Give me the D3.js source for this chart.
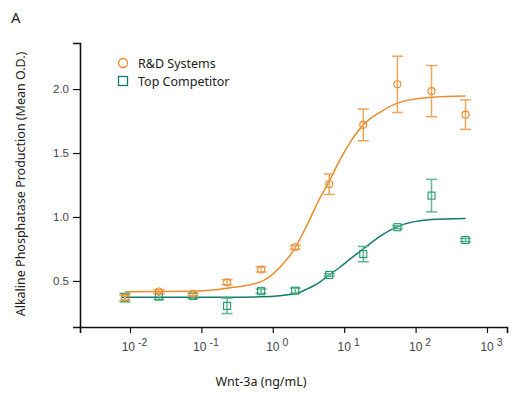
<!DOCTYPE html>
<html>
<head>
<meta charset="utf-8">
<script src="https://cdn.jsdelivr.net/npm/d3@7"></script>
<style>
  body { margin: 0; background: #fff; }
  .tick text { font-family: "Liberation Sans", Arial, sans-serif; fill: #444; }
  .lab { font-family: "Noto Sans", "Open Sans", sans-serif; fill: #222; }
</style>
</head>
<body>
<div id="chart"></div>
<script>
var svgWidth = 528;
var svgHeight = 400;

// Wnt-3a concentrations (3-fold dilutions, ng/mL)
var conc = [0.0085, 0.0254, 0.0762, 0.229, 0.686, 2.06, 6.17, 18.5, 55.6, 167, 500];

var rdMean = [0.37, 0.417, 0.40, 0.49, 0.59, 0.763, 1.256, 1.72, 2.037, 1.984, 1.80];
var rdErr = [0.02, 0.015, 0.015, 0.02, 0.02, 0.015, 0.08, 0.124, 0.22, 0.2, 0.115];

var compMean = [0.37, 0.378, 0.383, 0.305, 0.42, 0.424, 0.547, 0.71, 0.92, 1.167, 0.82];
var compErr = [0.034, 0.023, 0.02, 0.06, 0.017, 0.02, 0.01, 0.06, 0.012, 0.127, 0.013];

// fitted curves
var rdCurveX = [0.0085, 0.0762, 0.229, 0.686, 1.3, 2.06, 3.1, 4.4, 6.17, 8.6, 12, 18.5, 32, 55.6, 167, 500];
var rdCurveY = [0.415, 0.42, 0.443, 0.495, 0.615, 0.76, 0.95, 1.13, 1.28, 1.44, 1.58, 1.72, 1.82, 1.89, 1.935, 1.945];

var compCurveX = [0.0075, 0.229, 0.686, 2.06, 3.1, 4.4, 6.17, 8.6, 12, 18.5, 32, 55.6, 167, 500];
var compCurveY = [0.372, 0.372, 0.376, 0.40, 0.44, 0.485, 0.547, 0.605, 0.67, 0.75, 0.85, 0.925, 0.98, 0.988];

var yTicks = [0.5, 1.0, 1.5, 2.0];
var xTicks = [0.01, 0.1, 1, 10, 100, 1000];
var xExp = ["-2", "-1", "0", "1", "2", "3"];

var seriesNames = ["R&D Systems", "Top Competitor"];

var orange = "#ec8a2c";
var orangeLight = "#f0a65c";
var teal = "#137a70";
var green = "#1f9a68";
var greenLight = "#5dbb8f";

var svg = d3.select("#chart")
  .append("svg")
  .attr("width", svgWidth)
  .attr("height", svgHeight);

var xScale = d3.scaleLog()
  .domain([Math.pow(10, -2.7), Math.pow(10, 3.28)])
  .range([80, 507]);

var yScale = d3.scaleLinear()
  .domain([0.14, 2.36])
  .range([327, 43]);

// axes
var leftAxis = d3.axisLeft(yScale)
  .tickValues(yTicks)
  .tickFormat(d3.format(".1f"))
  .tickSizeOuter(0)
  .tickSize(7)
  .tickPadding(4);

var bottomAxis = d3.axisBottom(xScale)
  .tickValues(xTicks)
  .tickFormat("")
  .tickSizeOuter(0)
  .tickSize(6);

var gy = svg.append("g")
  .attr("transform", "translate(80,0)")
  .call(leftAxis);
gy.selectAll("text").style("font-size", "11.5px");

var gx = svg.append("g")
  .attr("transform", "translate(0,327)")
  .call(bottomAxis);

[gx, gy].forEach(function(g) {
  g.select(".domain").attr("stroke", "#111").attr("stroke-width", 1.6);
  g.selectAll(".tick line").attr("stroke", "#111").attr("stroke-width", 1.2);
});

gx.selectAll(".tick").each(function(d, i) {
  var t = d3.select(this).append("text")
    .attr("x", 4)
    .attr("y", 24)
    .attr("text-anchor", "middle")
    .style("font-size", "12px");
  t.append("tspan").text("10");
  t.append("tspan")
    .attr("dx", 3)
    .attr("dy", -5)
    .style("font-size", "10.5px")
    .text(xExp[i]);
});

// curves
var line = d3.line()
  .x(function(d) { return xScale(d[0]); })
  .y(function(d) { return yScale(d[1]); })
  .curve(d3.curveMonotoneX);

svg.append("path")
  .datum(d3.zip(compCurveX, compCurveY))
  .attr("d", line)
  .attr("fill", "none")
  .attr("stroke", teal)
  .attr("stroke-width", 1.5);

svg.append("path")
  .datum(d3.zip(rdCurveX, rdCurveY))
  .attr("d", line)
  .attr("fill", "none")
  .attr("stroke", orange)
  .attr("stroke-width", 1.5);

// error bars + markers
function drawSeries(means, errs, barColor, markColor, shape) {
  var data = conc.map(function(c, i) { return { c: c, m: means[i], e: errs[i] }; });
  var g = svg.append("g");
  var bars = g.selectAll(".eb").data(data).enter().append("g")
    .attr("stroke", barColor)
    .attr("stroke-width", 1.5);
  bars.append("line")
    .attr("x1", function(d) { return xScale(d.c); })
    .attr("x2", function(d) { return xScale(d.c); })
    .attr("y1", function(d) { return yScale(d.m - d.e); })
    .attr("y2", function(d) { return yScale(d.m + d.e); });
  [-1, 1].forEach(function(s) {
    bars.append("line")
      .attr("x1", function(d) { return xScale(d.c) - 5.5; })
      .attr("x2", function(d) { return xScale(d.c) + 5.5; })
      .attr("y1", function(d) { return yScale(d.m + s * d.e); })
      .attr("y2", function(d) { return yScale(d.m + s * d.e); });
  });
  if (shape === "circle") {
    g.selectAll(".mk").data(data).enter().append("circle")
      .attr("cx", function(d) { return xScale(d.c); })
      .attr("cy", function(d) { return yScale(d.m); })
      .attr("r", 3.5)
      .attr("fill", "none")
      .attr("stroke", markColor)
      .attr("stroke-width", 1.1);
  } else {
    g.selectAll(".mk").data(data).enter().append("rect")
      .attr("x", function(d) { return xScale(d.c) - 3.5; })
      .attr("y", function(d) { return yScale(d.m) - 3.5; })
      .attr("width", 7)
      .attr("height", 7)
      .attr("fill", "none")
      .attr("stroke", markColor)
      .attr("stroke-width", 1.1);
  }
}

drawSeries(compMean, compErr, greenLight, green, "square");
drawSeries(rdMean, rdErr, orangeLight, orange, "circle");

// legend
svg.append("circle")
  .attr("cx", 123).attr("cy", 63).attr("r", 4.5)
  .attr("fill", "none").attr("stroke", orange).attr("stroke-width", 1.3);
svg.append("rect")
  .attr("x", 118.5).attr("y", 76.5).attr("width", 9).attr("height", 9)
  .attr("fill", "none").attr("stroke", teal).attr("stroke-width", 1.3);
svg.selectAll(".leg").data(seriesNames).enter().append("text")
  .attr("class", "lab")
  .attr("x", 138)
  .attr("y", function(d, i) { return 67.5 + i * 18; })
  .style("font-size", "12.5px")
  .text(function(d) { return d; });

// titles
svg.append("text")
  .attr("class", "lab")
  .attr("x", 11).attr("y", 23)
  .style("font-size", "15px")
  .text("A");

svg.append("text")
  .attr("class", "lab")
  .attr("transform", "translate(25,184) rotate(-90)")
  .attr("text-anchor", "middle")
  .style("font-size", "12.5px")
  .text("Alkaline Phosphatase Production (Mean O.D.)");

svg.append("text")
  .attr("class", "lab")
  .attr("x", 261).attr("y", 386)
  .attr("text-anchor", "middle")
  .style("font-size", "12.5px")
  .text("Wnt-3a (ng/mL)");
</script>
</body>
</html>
________________________________________
» **Your task**:
Without the pictures, please reproduce each line of the listing above exactly, from the first one through the line bearing "1.89, 1.935, 1.945];".

» **Task response**:
Give me the D3.js source for this chart.
<!DOCTYPE html>
<html>
<head>
<meta charset="utf-8">
<script src="https://cdn.jsdelivr.net/npm/d3@7"></script>
<style>
  body { margin: 0; background: #fff; }
  .tick text { font-family: "Liberation Sans", Arial, sans-serif; fill: #444; }
  .lab { font-family: "Noto Sans", "Open Sans", sans-serif; fill: #222; }
</style>
</head>
<body>
<div id="chart"></div>
<script>
var svgWidth = 528;
var svgHeight = 400;

// Wnt-3a concentrations (3-fold dilutions, ng/mL)
var conc = [0.0085, 0.0254, 0.0762, 0.229, 0.686, 2.06, 6.17, 18.5, 55.6, 167, 500];

var rdMean = [0.37, 0.417, 0.40, 0.49, 0.59, 0.763, 1.256, 1.72, 2.037, 1.984, 1.80];
var rdErr = [0.02, 0.015, 0.015, 0.02, 0.02, 0.015, 0.08, 0.124, 0.22, 0.2, 0.115];

var compMean = [0.37, 0.378, 0.383, 0.305, 0.42, 0.424, 0.547, 0.71, 0.92, 1.167, 0.82];
var compErr = [0.034, 0.023, 0.02, 0.06, 0.017, 0.02, 0.01, 0.06, 0.012, 0.127, 0.013];

// fitted curves
var rdCurveX = [0.0085, 0.0762, 0.229, 0.686, 1.3, 2.06, 3.1, 4.4, 6.17, 8.6, 12, 18.5, 32, 55.6, 167, 500];
var rdCurveY = [0.415, 0.42, 0.443, 0.495, 0.615, 0.76, 0.95, 1.13, 1.28, 1.44, 1.58, 1.72, 1.82, 1.89, 1.935, 1.945];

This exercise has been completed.